Furthermore, regarding the withholding of funds, administration officials have frequently asserted that the executive branch maintains inherent discretion in the management of appropriated funds. They argue that courts lack the authority to dictate the internal allocation of resources, framing these challenges as political questions rather than justiciable legal disputes.

However, critics within the legal community argue that these responses ignore the text of the statutes. When a statute says "shall pay" or "shall not be removed except for cause," the executive’s refusal to comply is not a policy preference—it is a breach of the constitutional separation of powers.

Implications: The Necessary Role of Equity

The proposed solution to this remedial stalemate is a reinvigorated use of equitable relief. Equity—the branch of law concerned with fairness and the prevention of harm—was designed specifically for situations where legal remedies (like monetary damages) are inadequate.

Why Equity Matters

  • Preventing Opportunism: An injunction forces the executive branch to halt an illegal action before it is completed, preventing the administration from creating a fait accompli.
  • The "Rule of Law" Culture: A court’s willingness to issue an injunction reinforces the internal "culture of legality" within agencies. It empowers career civil servants and legal counsel within the executive branch to push back against unlawful directives, knowing that the courts provide a credible backstop.
  • The Lodestar Principle: The traditional equitable maxim, "equity will order to be done that which ought to have been done," should serve as the guide for judges today. When faced with an administration that shows little interest in self-application of legal limits, the courts must be prepared to step in directly to enforce compliance.

Conclusion: A Realist Future for the Judiciary

The adequacy of judicial remedies depends heavily on the assumption that executive officials are acting in good faith.
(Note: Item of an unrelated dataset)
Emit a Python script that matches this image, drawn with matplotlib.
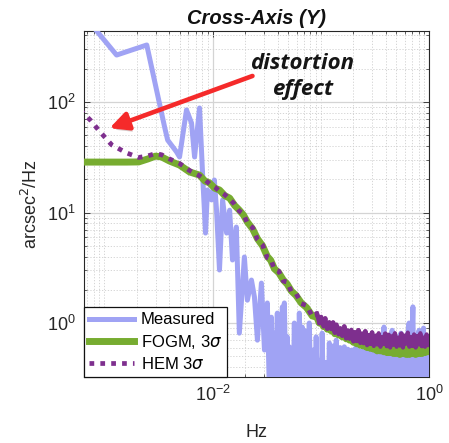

When that assumption fails—when the executive branch treats the law as a mere prediction of judicial intervention—the judiciary cannot afford to remain a formalist observer.

To preserve the constitutional order, the courts must embrace a degree of institutional realism. This does not mean politicizing the judiciary; rather, it means acknowledging that remedies must be crafted to address the reality of the government’s behavior. By making robust equitable remedies available, the courts can provide the necessary external check to ensure that the executive branch remains a servant of the law, rather than a master of its own legal fate. As the current legal landscape suggests, the survival of the rule of law may depend on the courts’ ability to see the world as it is, not merely as it is written in abstract constitutional theory.